COVID-19 vaccines in the Emergency Department for unhoused patients
UC Davis Health studying first Emergency Department-based COVID-19 vaccination program
UC Davis Health’s Department of Emergency Medicine is studying an Emergency Department-based COVID-19 vaccination program for patients without housing. The team recently conducted an assessment to evaluate the feasibility such a program.
After the US Food & Drug Administration authorized the emergency use of COVID-19 vaccines in the public, emergency medicine implemented a strategy to better reach patients without housing. The Emergency Department (ED) created a best practice alert in the electronic health records of these patients. It prompted providers to order COVID-19 vaccines for eligible patients. This was the first-ever ED-based COVID-19 vaccination program.
“Homelessness poses multiple challenges that can exacerbate and amplify the spread of COVID-19,” said James F. Holmes, executive vice chair of emergency medicine. “As many unhoused patients do not access traditional outpatient services, there are few opportunities to discuss and offer COVID-19 vaccinations to this population.”
According to an assessment by the Centers for Disease Control and Prevention, individuals living in homeless shelters experience some of the highest rates of COVID-19 positivity and mortality in the country.
Additionally, many people experiencing homelessness are older or have underlying medical conditions, placing them at higher risk for severe COVID-19–associated illness.
“For many uninsured and unhoused populations, the ED is one of the only sources of health care services available to them,” explained Holmes. “Therefore, their visits to the ED are often the best opportunity in which to deliver important public health services, such as vaccinations.”
For many uninsured and unhoused populations, the ED is one of the only sources of healthcare services available to them.
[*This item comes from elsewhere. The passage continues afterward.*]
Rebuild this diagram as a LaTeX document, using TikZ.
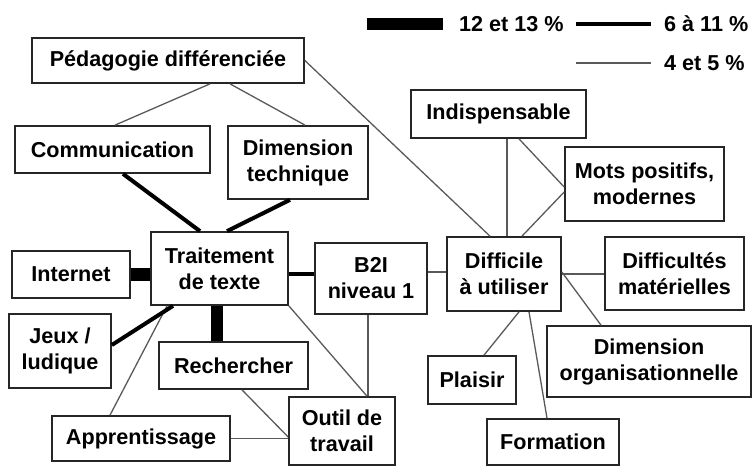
\documentclass[tikz,border=0pt]{standalone}
\usepackage{fontspec}
\setmainfont{Liberation Sans}

\begin{document}
\begin{tikzpicture}[x=1pt,y=-1pt,
  box/.style 2 args={draw=black!85,line width=1.7pt,fill=white,align=center,
    inner sep=0pt,minimum width=#1pt,minimum height=#2pt,
    font=\fontsize{21.6}{26}\selectfont\bfseries},
  legende/.style={anchor=west,inner sep=0pt,font=\fontsize{21.6}{26}\selectfont\bfseries},
  faible/.style={draw=black!65,line width=1.3pt},
  moyen/.style={draw=black,line width=4pt},
  fort/.style={draw=black,line width=12.5pt}]
  \useasboundingbox (0,0) rectangle (752,466);

  \node[legende] (lg1) at (459,24) {12 et 13 \%};
  \node[legende] (lg2) at (664,24) {6 à 11 \%};
  \node[legende] (lg3) at (664,63) {4 et 5 \%};
  \coordinate (bar1) at (367,24);
  \coordinate (bar2) at (576,24);
  \coordinate (bar3) at (576,63);
  \draw[fort]   (bar1) -- ([xshift=-16pt]lg1.west);
  \draw[moyen]  (bar2) -- ([xshift=-13pt]lg2.west);
  \draw[faible] (bar3) -- ([xshift=-13pt]lg3.west);

  \node[box={272}{45}] (ped)      at (168,60.5)   {Pédagogie différenciée};
  \node[box={195}{47}] (comm)     at (112.5,149.5) {Communication};
  \node[box={140}{73}] (dimtech)  at (298,162.5)  {Dimension\\technique};
  \node[box={137}{73}] (trait)    at (219.5,268.5) {Traitement\\de texte};
  \node[box={118}{47}] (internet) at (71,274.5)   {Internet};
  \node[box={102}{74}] (jeux)     at (60,351)     {Jeux /\\ludique};
  \node[box={149}{47}] (rech)     at (233.5,365.5) {Rechercher};
  \node[box={178}{45}] (appr)     at (141,438.5)  {Apprentissage};
  \node[box={106}{68}] (outil)    at (342,431)    {Outil de\\travail};
  \node[box={112}{71}] (b2i)      at (371,278.5)  {B2I\\niveau 1};
  \node[box={114}{74}] (diff)     at (504,274)    {Difficile\\à utiliser};
  \node[box={175}{48}] (indisp)   at (498.5,114)  {Indispensable};
  \node[box={159}{74}] (mots)     at (644.5,184)  {Mots positifs,\\modernes};
  \node[box={139}{73}] (difmat)   at (674.5,273.5) {Difficultés\\matérielles};
  \node[box={204}{71}] (dimorg)   at (649,361.5)  {Dimension\\organisationnelle};
  \node[box={88}{48}]  (plaisir)  at (472,380)    {Plaisir};
  \node[box={132}{46}] (form)     at (553,442)    {Formation};

  \path[faible]
    ([xshift=42pt]ped.south) edge ([xshift=2.5pt]comm.north)
    ([xshift=62pt]ped.south) edge ([xshift=7pt]dimtech.north)
    (ped.east)               edge ([xshift=-14pt]diff.north)
    ([xshift=-52.5pt]trait.south) edge ([xshift=-31pt]appr.north)
    (trait.south east)       edge ([xshift=25pt]outil.north)
    ([xshift=-3pt]b2i.south) edge ([xshift=-3pt]b2i.south |- outil.north)
    ([yshift=6.5pt]b2i.east) edge ([yshift=6.5pt]b2i.east -| diff.west)
    ([xshift=8.5pt]rech.south) edge ([yshift=-6pt]outil.west)
    (appr.east)              edge (appr.east -| outil.west)
    ([xshift=8.5pt]indisp.south) edge ([xshift=8.5pt]indisp.south |- diff.north)
    ([xshift=20.5pt]indisp.south) edge ([yshift=-3pt]mots.west)
    ([yshift=-8pt]mots.west) edge ([xshift=18pt]diff.north)
    (diff.east)              edge (diff.east -| difmat.west)
    ([yshift=2pt]diff.east)  edge ([xshift=-48pt]dimorg.north)
    ([xshift=15pt]diff.south) edge ([xshift=12pt]plaisir.north)
    ([xshift=25pt]diff.south) edge ([xshift=-6pt]form.north);

  \path[moyen]
    ([xshift=10.5pt]comm.south) edge ([xshift=-19.5pt]trait.north)
    ([xshift=-8pt]dimtech.south) edge ([xshift=7.5pt]trait.north)
    ([yshift=6pt]jeux.east) edge ([xshift=-46.5pt]trait.south)
    ([yshift=-5.5pt]trait.east) edge ([yshift=-5.5pt]trait.east -| b2i.west);

  \path[fort]
    (internet.east) edge (internet.east -| trait.west)
    ([xshift=-2.5pt]trait.south) edge ([xshift=-2.5pt]trait.south |- rech.north);
\end{tikzpicture}
\end{document}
Therefore, their visits to the ED are often the best opportunity in which to deliver important public health services, such as vaccinations.”
Data from the study
The investigators analyzed data between June 10 and August 26, 2021. During that period there were 25,871 patient encounters with 19,992 unique patients in the Emergency Department. There were 1,474 (6% of total ED population) visits in 1,085 unique patients who were without homes. The best practice alert notified providers in 1,046 encounters with patients experiencing homelessness (71% of total encounters with homeless patients). The alert was accepted in 79 encounters (8%).
As a result, 43 patients without housing were vaccinated because of the best practice alert, while 18 homeless patients were vaccinated without best practice alert prompting. For perspective, 76 patients who were not experiencing homelessness were vaccinated in the ED.
“The assessment showed implementing an emergency department based COVID-19 vaccine for unhoused patients is feasible, however, use of a best practice alert had minimal impact on whether a clinician ordered a COVID-19 vaccination,” Holmes said. “We need further studies to explore the utility of the ED as a setting for COVID-19 vaccination so we can engage individuals with vaccine hesitancy and provide education and reassurance about the efficacy and safety of vaccine administration.”